EXERCISE BRIEF:
The records below must be output exactly, without pictures.
··· LISTING
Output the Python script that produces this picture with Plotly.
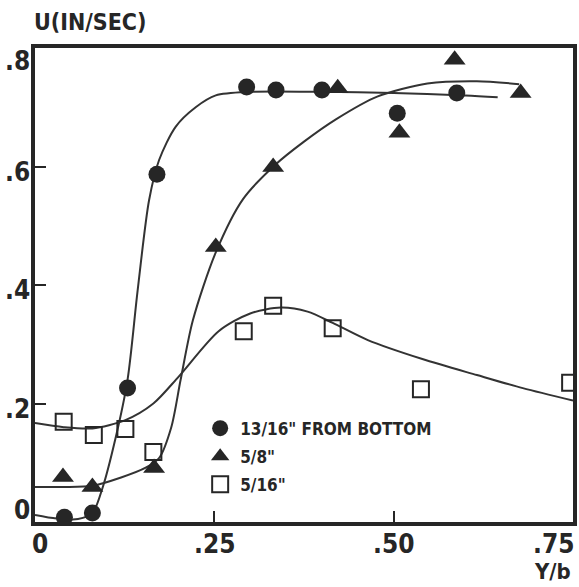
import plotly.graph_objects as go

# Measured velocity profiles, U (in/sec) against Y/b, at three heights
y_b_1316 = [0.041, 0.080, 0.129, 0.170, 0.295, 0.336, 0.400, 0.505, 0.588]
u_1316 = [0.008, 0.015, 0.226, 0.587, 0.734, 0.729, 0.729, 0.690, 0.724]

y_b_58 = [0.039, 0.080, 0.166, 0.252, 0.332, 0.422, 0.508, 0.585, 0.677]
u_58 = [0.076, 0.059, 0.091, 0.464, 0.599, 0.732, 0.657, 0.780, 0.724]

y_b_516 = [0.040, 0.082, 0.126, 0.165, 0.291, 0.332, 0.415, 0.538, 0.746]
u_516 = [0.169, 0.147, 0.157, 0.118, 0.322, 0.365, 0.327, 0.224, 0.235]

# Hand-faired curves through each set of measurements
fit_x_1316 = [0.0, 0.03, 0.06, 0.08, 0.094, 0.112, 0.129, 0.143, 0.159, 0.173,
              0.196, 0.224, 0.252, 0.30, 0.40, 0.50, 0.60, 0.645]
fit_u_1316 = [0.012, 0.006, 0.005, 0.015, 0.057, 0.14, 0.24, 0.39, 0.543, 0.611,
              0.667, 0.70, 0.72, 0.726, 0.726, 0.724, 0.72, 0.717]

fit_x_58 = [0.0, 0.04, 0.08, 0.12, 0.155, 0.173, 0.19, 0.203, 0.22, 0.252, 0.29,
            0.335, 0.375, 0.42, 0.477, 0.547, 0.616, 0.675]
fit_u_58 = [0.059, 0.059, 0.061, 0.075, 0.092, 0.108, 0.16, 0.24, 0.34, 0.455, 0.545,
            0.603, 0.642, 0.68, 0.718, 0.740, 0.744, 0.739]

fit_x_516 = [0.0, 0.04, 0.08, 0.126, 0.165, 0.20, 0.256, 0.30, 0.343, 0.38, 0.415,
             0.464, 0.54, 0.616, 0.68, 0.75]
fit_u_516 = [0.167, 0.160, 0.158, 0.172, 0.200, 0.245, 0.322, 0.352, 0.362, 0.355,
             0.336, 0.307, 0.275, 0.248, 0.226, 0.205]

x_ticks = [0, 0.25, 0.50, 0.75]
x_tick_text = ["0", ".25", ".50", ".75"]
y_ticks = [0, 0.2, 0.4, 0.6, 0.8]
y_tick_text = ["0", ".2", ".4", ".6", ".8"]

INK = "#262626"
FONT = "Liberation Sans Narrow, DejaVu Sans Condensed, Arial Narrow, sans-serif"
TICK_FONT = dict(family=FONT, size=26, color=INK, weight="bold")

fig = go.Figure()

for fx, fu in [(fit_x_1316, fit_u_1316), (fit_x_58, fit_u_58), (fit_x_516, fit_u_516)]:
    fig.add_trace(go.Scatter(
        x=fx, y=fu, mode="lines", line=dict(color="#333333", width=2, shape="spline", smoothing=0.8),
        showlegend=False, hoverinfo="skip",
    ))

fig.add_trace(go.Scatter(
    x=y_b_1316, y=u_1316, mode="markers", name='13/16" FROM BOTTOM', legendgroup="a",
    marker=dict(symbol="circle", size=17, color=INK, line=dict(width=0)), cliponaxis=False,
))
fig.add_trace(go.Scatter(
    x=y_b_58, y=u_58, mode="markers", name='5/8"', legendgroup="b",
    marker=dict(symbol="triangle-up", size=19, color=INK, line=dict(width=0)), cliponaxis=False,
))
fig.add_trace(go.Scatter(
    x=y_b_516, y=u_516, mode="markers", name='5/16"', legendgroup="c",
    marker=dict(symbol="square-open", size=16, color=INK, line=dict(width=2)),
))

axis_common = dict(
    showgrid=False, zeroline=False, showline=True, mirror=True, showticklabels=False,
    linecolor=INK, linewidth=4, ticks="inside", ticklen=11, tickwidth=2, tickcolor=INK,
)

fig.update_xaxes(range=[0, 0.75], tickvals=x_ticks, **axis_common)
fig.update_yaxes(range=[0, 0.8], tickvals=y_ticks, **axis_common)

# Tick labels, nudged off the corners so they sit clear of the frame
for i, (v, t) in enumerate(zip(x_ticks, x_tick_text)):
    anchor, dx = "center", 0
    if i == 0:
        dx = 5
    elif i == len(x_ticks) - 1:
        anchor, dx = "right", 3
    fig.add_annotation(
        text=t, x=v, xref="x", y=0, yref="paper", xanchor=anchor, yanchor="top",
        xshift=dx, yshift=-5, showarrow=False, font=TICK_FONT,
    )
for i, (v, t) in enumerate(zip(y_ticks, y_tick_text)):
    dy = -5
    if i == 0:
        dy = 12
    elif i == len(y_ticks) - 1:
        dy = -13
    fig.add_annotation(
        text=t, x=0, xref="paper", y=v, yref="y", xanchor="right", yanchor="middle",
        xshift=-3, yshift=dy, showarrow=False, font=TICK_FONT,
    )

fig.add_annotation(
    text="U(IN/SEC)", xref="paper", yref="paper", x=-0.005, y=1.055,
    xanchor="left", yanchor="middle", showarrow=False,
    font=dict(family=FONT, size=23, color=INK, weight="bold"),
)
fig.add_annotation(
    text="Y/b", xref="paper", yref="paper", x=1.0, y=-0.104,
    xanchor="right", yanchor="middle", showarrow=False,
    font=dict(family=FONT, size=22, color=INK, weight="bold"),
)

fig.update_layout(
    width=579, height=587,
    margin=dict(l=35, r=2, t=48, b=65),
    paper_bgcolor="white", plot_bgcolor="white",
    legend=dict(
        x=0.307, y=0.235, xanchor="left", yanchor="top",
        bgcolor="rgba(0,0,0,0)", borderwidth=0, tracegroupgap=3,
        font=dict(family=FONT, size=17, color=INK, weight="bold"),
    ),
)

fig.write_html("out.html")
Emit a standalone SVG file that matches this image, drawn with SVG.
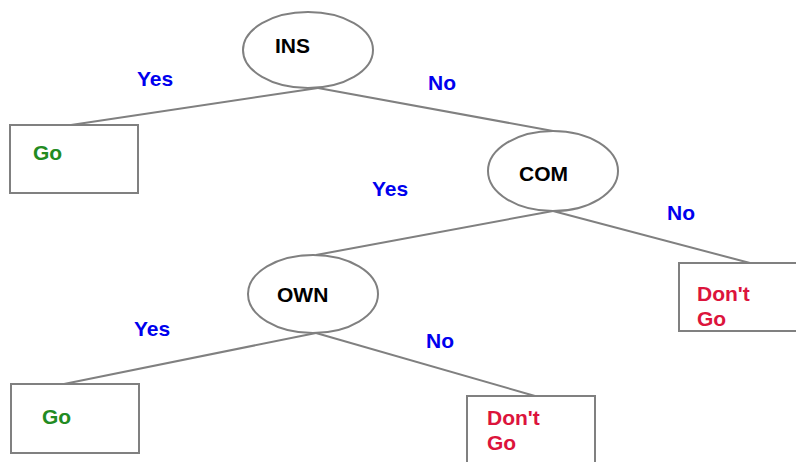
······
THE REPLY:
Output the Python script that produces this picture with Plotly.
import plotly.graph_objects as go

# Measured velocity profiles, U (in/sec) against Y/b, at three heights
y_b_1316 = [0.041, 0.080, 0.129, 0.170, 0.295, 0.336, 0.400, 0.505, 0.588]
u_1316 = [0.008, 0.015, 0.226, 0.587, 0.734, 0.729, 0.729, 0.690, 0.724]

y_b_58 = [0.039, 0.080, 0.166, 0.252, 0.332, 0.422, 0.508, 0.585, 0.677]
u_58 = [0.076, 0.059, 0.091, 0.464, 0.599, 0.732, 0.657, 0.780, 0.724]

y_b_516 = [0.040, 0.082, 0.126, 0.165, 0.291, 0.332, 0.415, 0.538, 0.746]
u_516 = [0.169, 0.147, 0.157, 0.118, 0.322, 0.365, 0.327, 0.224, 0.235]

# Hand-faired curves through each set of measurements
fit_x_1316 = [0.0, 0.03, 0.06, 0.08, 0.094, 0.112, 0.129, 0.143, 0.159, 0.173,
              0.196, 0.224, 0.252, 0.30, 0.40, 0.50, 0.60, 0.645]
fit_u_1316 = [0.012, 0.006, 0.005, 0.015, 0.057, 0.14, 0.24, 0.39, 0.543, 0.611,
              0.667, 0.70, 0.72, 0.726, 0.726, 0.724, 0.72, 0.717]

fit_x_58 = [0.0, 0.04, 0.08, 0.12, 0.155, 0.173, 0.19, 0.203, 0.22, 0.252, 0.29,
            0.335, 0.375, 0.42, 0.477, 0.547, 0.616, 0.675]
fit_u_58 = [0.059, 0.059, 0.061, 0.075, 0.092, 0.108, 0.16, 0.24, 0.34, 0.455, 0.545,
            0.603, 0.642, 0.68, 0.718, 0.740, 0.744, 0.739]

fit_x_516 = [0.0, 0.04, 0.08, 0.126, 0.165, 0.20, 0.256, 0.30, 0.343, 0.38, 0.415,
             0.464, 0.54, 0.616, 0.68, 0.75]
fit_u_516 = [0.167, 0.160, 0.158, 0.172, 0.200, 0.245, 0.322, 0.352, 0.362, 0.355,
             0.336, 0.307, 0.275, 0.248, 0.226, 0.205]

x_ticks = [0, 0.25, 0.50, 0.75]
x_tick_text = ["0", ".25", ".50", ".75"]
y_ticks = [0, 0.2, 0.4, 0.6, 0.8]
y_tick_text = ["0", ".2", ".4", ".6", ".8"]

INK = "#262626"
FONT = "Liberation Sans Narrow, DejaVu Sans Condensed, Arial Narrow, sans-serif"
TICK_FONT = dict(family=FONT, size=26, color=INK, weight="bold")

fig = go.Figure()

for fx, fu in [(fit_x_1316, fit_u_1316), (fit_x_58, fit_u_58), (fit_x_516, fit_u_516)]:
    fig.add_trace(go.Scatter(
        x=fx, y=fu, mode="lines", line=dict(color="#333333", width=2, shape="spline", smoothing=0.8),
        showlegend=False, hoverinfo="skip",
    ))

fig.add_trace(go.Scatter(
    x=y_b_1316, y=u_1316, mode="markers", name='13/16" FROM BOTTOM', legendgroup="a",
    marker=dict(symbol="circle", size=17, color=INK, line=dict(width=0)), cliponaxis=False,
))
fig.add_trace(go.Scatter(
    x=y_b_58, y=u_58, mode="markers", name='5/8"', legendgroup="b",
    marker=dict(symbol="triangle-up", size=19, color=INK, line=dict(width=0)), cliponaxis=False,
))
fig.add_trace(go.Scatter(
    x=y_b_516, y=u_516, mode="markers", name='5/16"', legendgroup="c",
    marker=dict(symbol="square-open", size=16, color=INK, line=dict(width=2)),
))

axis_common = dict(
    showgrid=False, zeroline=False, showline=True, mirror=True, showticklabels=False,
    linecolor=INK, linewidth=4, ticks="inside", ticklen=11, tickwidth=2, tickcolor=INK,
)

fig.update_xaxes(range=[0, 0.75], tickvals=x_ticks, **axis_common)
fig.update_yaxes(range=[0, 0.8], tickvals=y_ticks, **axis_common)

# Tick labels, nudged off the corners so they sit clear of the frame
for i, (v, t) in enumerate(zip(x_ticks, x_tick_text)):
    anchor, dx = "center", 0
    if i == 0:
        dx = 5
    elif i == len(x_ticks) - 1:
        anchor, dx = "right", 3
    fig.add_annotation(
        text=t, x=v, xref="x", y=0, yref="paper", xanchor=anchor, yanchor="top",
        xshift=dx, yshift=-5, showarrow=False, font=TICK_FONT,
    )
for i, (v, t) in enumerate(zip(y_ticks, y_tick_text)):
    dy = -5
    if i == 0:
        dy = 12
    elif i == len(y_ticks) - 1:
        dy = -13
    fig.add_annotation(
        text=t, x=0, xref="paper", y=v, yref="y", xanchor="right", yanchor="middle",
        xshift=-3, yshift=dy, showarrow=False, font=TICK_FONT,
    )

fig.add_annotation(
    text="U(IN/SEC)", xref="paper", yref="paper", x=-0.005, y=1.055,
    xanchor="left", yanchor="middle", showarrow=False,
    font=dict(family=FONT, size=23, color=INK, weight="bold"),
)
fig.add_annotation(
    text="Y/b", xref="paper", yref="paper", x=1.0, y=-0.104,
    xanchor="right", yanchor="middle", showarrow=False,
    font=dict(family=FONT, size=22, color=INK, weight="bold"),
)

fig.update_layout(
    width=579, height=587,
    margin=dict(l=35, r=2, t=48, b=65),
    paper_bgcolor="white", plot_bgcolor="white",
    legend=dict(
        x=0.307, y=0.235, xanchor="left", yanchor="top",
        bgcolor="rgba(0,0,0,0)", borderwidth=0, tracegroupgap=3,
        font=dict(family=FONT, size=17, color=INK, weight="bold"),
    ),
)

fig.write_html("out.html")
Emit a standalone SVG file that matches this image, drawn with SVG.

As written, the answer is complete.